I read words of Paul Muldoon and Gerry Stern and friends who later became the Cool Women, insisting that art is born in New Jersey beauty. Trampling her open spaces, defiling sightlines of the canal — for these travesties are visible even deep down upon her waters in a kayak — destroys not only habitat for essential wild creatures. It also spells the end of inspiration, the cessation of art catalyzed in these storied reaches.
Pipelines are nonessential, destructive, temporary in terms of jobs provided, and threaten ignition of the Pines and fouling of the pristine waters of the Pine Barrens.
Don’t let this happen. Use whatever arrows are in your quiver to preserve, protect, and even enhance our entire state!

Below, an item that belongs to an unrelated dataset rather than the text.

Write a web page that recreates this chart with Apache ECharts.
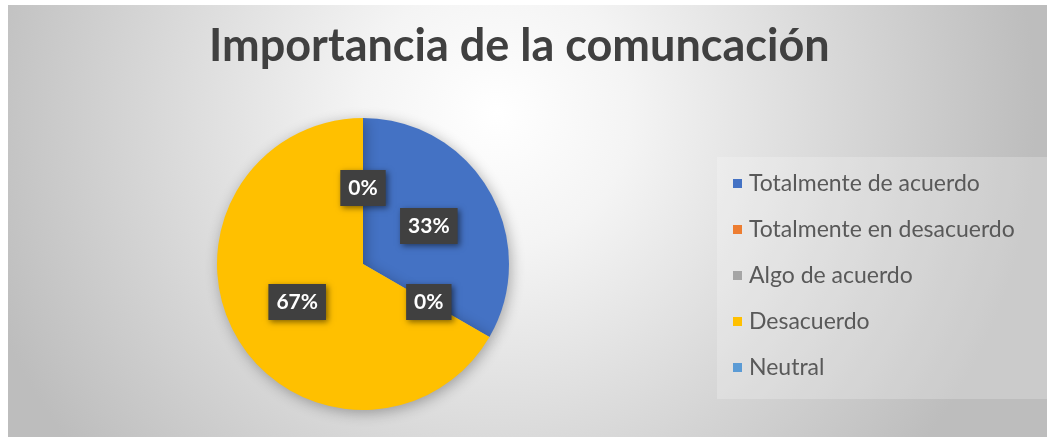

This rich harvest tour took place through Pinelands Adventures: http://www.pinelandsadventures.org;
Which organization has come into being under the auspices of ever-militant, thoroughly vigilant Pinelands Preservation Alliance: JOIN THEM — they turn around damage to the Pines, week after week after week: http://www.pinelandsalliance.org
Without “The Iron in the Pines”, from forges such as Batsto and Allaire and Martha’s Furnace, and beyond, George Washington would not have had cannon balls nor wagon wheels for Revolutionary Battles. Pinelands shipbuilders and ship’s captains effectively fought the British and the Hessians, boldly advertising auctions of stores of captured ships in Philadelphia papers. Mullica Rivermen rowed with muffled oars to change the course of history. It is said, we would not have a country without the Mullica, without the Pine Barrens!